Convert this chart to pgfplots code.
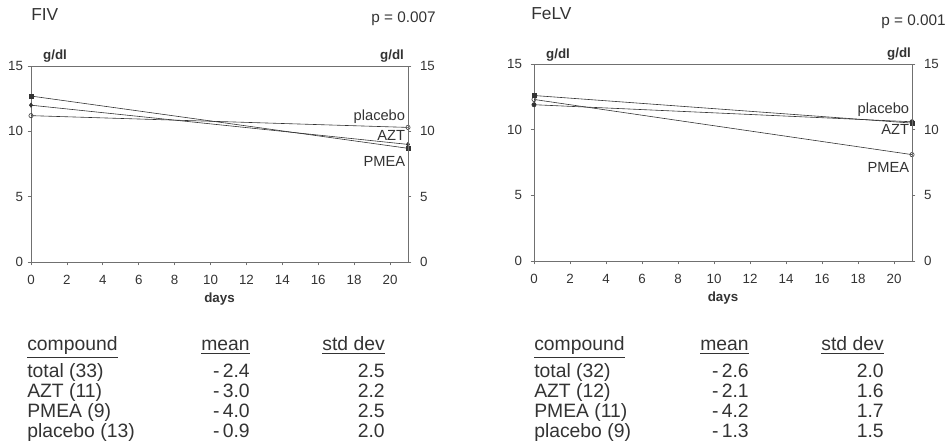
\documentclass[border=0pt]{standalone}
\usepackage{fontspec}
\setmainfont{Liberation Sans}
\usepackage{pgfplots}
\pgfplotsset{compat=1.18}
\definecolor{ink}{HTML}{333333}
\definecolor{rule}{HTML}{707070}

\tikzset{lab/.style={font=\fontsize{11}{12}\selectfont, text=ink, anchor=base east, inner sep=2pt}}
\pgfplotsset{
  hb/.style={
    scale only axis,
    xmin=0, xmax=21, ymin=0, ymax=15,
    xtick={0,2,...,20}, ytick={0,5,10,15},
    xtick pos=bottom, ytick pos=left,
    tick align=outside, major tick length=2.5pt,
    axis line style={rule, line width=0.5pt},
    tick style={rule, line width=0.5pt},
    ticklabel style={font=\fontsize{10}{11}\selectfont, text=ink},
    xticklabel style={yshift=-4pt},
    /pgf/number format/assume math mode=true,
    xlabel={\bfseries days}, xlabel style={font=\fontsize{10}{11}\selectfont, text=ink, yshift=1pt},
    every axis plot/.append style={line width=0.45pt, ink, mark size=1.6pt},
  },
  hbr/.style={
    scale only axis,
    xmin=0, xmax=21, ymin=0, ymax=15,
    ytick={0,5,10,15},
    axis x line=none, axis y line*=right,
    tick align=outside, major tick length=2.5pt,
    axis line style={rule, line width=0.5pt},
    tick style={rule, line width=0.5pt},
    ticklabel style={font=\fontsize{10}{11}\selectfont, text=ink, xshift=3pt},
    /pgf/number format/assume math mode=true,
  },
}

\begin{document}
\begin{tikzpicture}
\useasboundingbox (0,0) rectangle (714pt,334.5pt);

% FIV
\begin{axis}[hb, at={(23.25pt,138pt)}, width=282.75pt, height=147pt]
\addplot[mark=square*] coordinates {(0,12.7) (21,8.7)};
\addplot[mark=diamond*] coordinates {(0,12.0) (21,9.0)};
\addplot[mark=o] coordinates {(0,11.2) (21,10.3)};
\node[lab] at (axis cs:21,10.82) {placebo};
\node[lab] at (axis cs:21,9.28) {AZT};
\node[lab] at (axis cs:21,7.3) {PMEA};
\end{axis}
\begin{axis}[hbr, at={(23.25pt,138pt)}, width=282.75pt, height=147pt]
\end{axis}

% FeLV
\begin{axis}[hb, at={(400.5pt,138.75pt)}, width=283.5pt, height=147.75pt,
  yticklabel style={xshift=-3pt}]
\addplot[mark=square*] coordinates {(0,12.6) (21,10.5)};
\addplot[mark=o] coordinates {(0,12.3) (21,8.1)};
\addplot[mark=*] coordinates {(0,11.9) (21,10.6)};
\node[lab] at (axis cs:21,11.21) {placebo};
\node[lab] at (axis cs:21,9.62) {AZT};
\node[lab] at (axis cs:21,6.77) {PMEA};
\end{axis}
\begin{axis}[hbr, at={(400.5pt,138.75pt)}, width=283.5pt, height=147.75pt]
\end{axis}

\begin{scope}[x=0.75pt, y=-0.75pt, shift={(0pt,334.5pt)}, every node/.style={text=ink, inner sep=0pt}]
% titles
\node[anchor=base west, font=\fontsize{13}{14}\selectfont] at (31,21) {FIV};
\node[anchor=base east, font=\fontsize{11.5}{13}\selectfont] at (436,23) {p = 0.007};
\node[anchor=base west, font=\fontsize{13}{14}\selectfont] at (531,19.5) {FeLV};
\node[anchor=base east, font=\fontsize{11.5}{13}\selectfont] at (946,26) {p = 0.001};
% units
\node[font=\fontsize{10}{11}\selectfont\bfseries] at (55,56) {g/dl};
\node[font=\fontsize{10}{11}\selectfont\bfseries] at (392,56) {g/dl};
\node[font=\fontsize{10}{11}\selectfont\bfseries] at (558,55) {g/dl};
\node[font=\fontsize{10}{11}\selectfont\bfseries] at (899,54) {g/dl};
% FIV table
\begin{scope}[every node/.append style={font=\fontsize{14.5}{16}\selectfont}]
\node[anchor=base west] at (27,351) {\underline{compound}};
\node[anchor=base east] at (250,351) {\underline{mean}};
\node[anchor=base east] at (385,351) {\underline{std dev}};
\node[anchor=base west] at (27,377) {total (33)};
\node[anchor=base west] at (27,397) {AZT (11)};
\node[anchor=base west] at (27,417) {PMEA (9)};
\node[anchor=base west] at (27,437) {placebo (13)};
\node[anchor=base east] at (250,377) {-\,2.4};
\node[anchor=base east] at (250,397) {-\,3.0};
\node[anchor=base east] at (250,417) {-\,4.0};
\node[anchor=base east] at (250,437) {-\,0.9};
\node[anchor=base east] at (385,377) {2.5};
\node[anchor=base east] at (385,397) {2.2};
\node[anchor=base east] at (385,417) {2.5};
\node[anchor=base east] at (385,437) {2.0};
% FeLV table
\node[anchor=base west] at (534,351) {\underline{compound}};
\node[anchor=base east] at (749,351) {\underline{mean}};
\node[anchor=base east] at (884,351) {\underline{std dev}};
\node[anchor=base west] at (534,377) {total (32)};
\node[anchor=base west] at (534,397) {AZT (12)};
\node[anchor=base west] at (534,417) {PMEA (11)};
\node[anchor=base west] at (534,437) {placebo (9)};
\node[anchor=base east] at (749,377) {-\,2.6};
\node[anchor=base east] at (749,397) {-\,2.1};
\node[anchor=base east] at (749,417) {-\,4.2};
\node[anchor=base east] at (749,437) {-\,1.3};
\node[anchor=base east] at (884,377) {2.0};
\node[anchor=base east] at (884,397) {1.6};
\node[anchor=base east] at (884,417) {1.7};
\node[anchor=base east] at (884,437) {1.5};
\end{scope}
\end{scope}
\end{tikzpicture}
\end{document}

────

What is needed ▸ All the lines above are to be given again exactly as they read, with the pictures removed.

Finished answer ▸
Convert this chart to pgfplots code.
\documentclass[border=0pt]{standalone}
\usepackage{fontspec}
\setmainfont{Liberation Sans}
\usepackage{pgfplots}
\pgfplotsset{compat=1.18}
\definecolor{ink}{HTML}{333333}
\definecolor{rule}{HTML}{707070}

\tikzset{lab/.style={font=\fontsize{11}{12}\selectfont, text=ink, anchor=base east, inner sep=2pt}}
\pgfplotsset{
  hb/.style={
    scale only axis,
    xmin=0, xmax=21, ymin=0, ymax=15,
    xtick={0,2,...,20}, ytick={0,5,10,15},
    xtick pos=bottom, ytick pos=left,
    tick align=outside, major tick length=2.5pt,
    axis line style={rule, line width=0.5pt},
    tick style={rule, line width=0.5pt},
    ticklabel style={font=\fontsize{10}{11}\selectfont, text=ink},
    xticklabel style={yshift=-4pt},
    /pgf/number format/assume math mode=true,
    xlabel={\bfseries days}, xlabel style={font=\fontsize{10}{11}\selectfont, text=ink, yshift=1pt},
    every axis plot/.append style={line width=0.45pt, ink, mark size=1.6pt},
  },
  hbr/.style={
    scale only axis,
    xmin=0, xmax=21, ymin=0, ymax=15,
    ytick={0,5,10,15},
    axis x line=none, axis y line*=right,
    tick align=outside, major tick length=2.5pt,
    axis line style={rule, line width=0.5pt},
    tick style={rule, line width=0.5pt},
    ticklabel style={font=\fontsize{10}{11}\selectfont, text=ink, xshift=3pt},
    /pgf/number format/assume math mode=true,
  },
}

\begin{document}
\begin{tikzpicture}
\useasboundingbox (0,0) rectangle (714pt,334.5pt);

% FIV
\begin{axis}[hb, at={(23.25pt,138pt)}, width=282.75pt, height=147pt]
\addplot[mark=square*] coordinates {(0,12.7) (21,8.7)};
\addplot[mark=diamond*] coordinates {(0,12.0) (21,9.0)};
\addplot[mark=o] coordinates {(0,11.2) (21,10.3)};
\node[lab] at (axis cs:21,10.82) {placebo};
\node[lab] at (axis cs:21,9.28) {AZT};
\node[lab] at (axis cs:21,7.3) {PMEA};
\end{axis}
\begin{axis}[hbr, at={(23.25pt,138pt)}, width=282.75pt, height=147pt]
\end{axis}

% FeLV
\begin{axis}[hb, at={(400.5pt,138.75pt)}, width=283.5pt, height=147.75pt,
  yticklabel style={xshift=-3pt}]
\addplot[mark=square*] coordinates {(0,12.6) (21,10.5)};
\addplot[mark=o] coordinates {(0,12.3) (21,8.1)};
\addplot[mark=*] coordinates {(0,11.9) (21,10.6)};
\node[lab] at (axis cs:21,11.21) {placebo};
\node[lab] at (axis cs:21,9.62) {AZT};
\node[lab] at (axis cs:21,6.77) {PMEA};
\end{axis}
\begin{axis}[hbr, at={(400.5pt,138.75pt)}, width=283.5pt, height=147.75pt]
\end{axis}

\begin{scope}[x=0.75pt, y=-0.75pt, shift={(0pt,334.5pt)}, every node/.style={text=ink, inner sep=0pt}]
% titles
\node[anchor=base west, font=\fontsize{13}{14}\selectfont] at (31,21) {FIV};
\node[anchor=base east, font=\fontsize{11.5}{13}\selectfont] at (436,23) {p = 0.007};
\node[anchor=base west, font=\fontsize{13}{14}\selectfont] at (531,19.5) {FeLV};
\node[anchor=base east, font=\fontsize{11.5}{13}\selectfont] at (946,26) {p = 0.001};
% units
\node[font=\fontsize{10}{11}\selectfont\bfseries] at (55,56) {g/dl};
\node[font=\fontsize{10}{11}\selectfont\bfseries] at (392,56) {g/dl};
\node[font=\fontsize{10}{11}\selectfont\bfseries] at (558,55) {g/dl};
\node[font=\fontsize{10}{11}\selectfont\bfseries] at (899,54) {g/dl};
% FIV table
\begin{scope}[every node/.append style={font=\fontsize{14.5}{16}\selectfont}]
\node[anchor=base west] at (27,351) {\underline{compound}};
\node[anchor=base east] at (250,351) {\underline{mean}};
\node[anchor=base east] at (385,351) {\underline{std dev}};
\node[anchor=base west] at (27,377) {total (33)};
\node[anchor=base west] at (27,397) {AZT (11)};
\node[anchor=base west] at (27,417) {PMEA (9)};
\node[anchor=base west] at (27,437) {placebo (13)};
\node[anchor=base east] at (250,377) {-\,2.4};
\node[anchor=base east] at (250,397) {-\,3.0};
\node[anchor=base east] at (250,417) {-\,4.0};
\node[anchor=base east] at (250,437) {-\,0.9};
\node[anchor=base east] at (385,377) {2.5};
\node[anchor=base east] at (385,397) {2.2};
\node[anchor=base east] at (385,417) {2.5};
\node[anchor=base east] at (385,437) {2.0};
% FeLV table
\node[anchor=base west] at (534,351) {\underline{compound}};
\node[anchor=base east] at (749,351) {\underline{mean}};
\node[anchor=base east] at (884,351) {\underline{std dev}};
\node[anchor=base west] at (534,377) {total (32)};
\node[anchor=base west] at (534,397) {AZT (12)};
\node[anchor=base west] at (534,417) {PMEA (11)};
\node[anchor=base west] at (534,437) {placebo (9)};
\node[anchor=base east] at (749,377) {-\,2.6};
\node[anchor=base east] at (749,397) {-\,2.1};
\node[anchor=base east] at (749,417) {-\,4.2};
\node[anchor=base east] at (749,437) {-\,1.3};
\node[anchor=base east] at (884,377) {2.0};
\node[anchor=base east] at (884,397) {1.6};
\node[anchor=base east] at (884,417) {1.7};
\node[anchor=base east] at (884,437) {1.5};
\end{scope}
\end{scope}
\end{tikzpicture}
\end{document}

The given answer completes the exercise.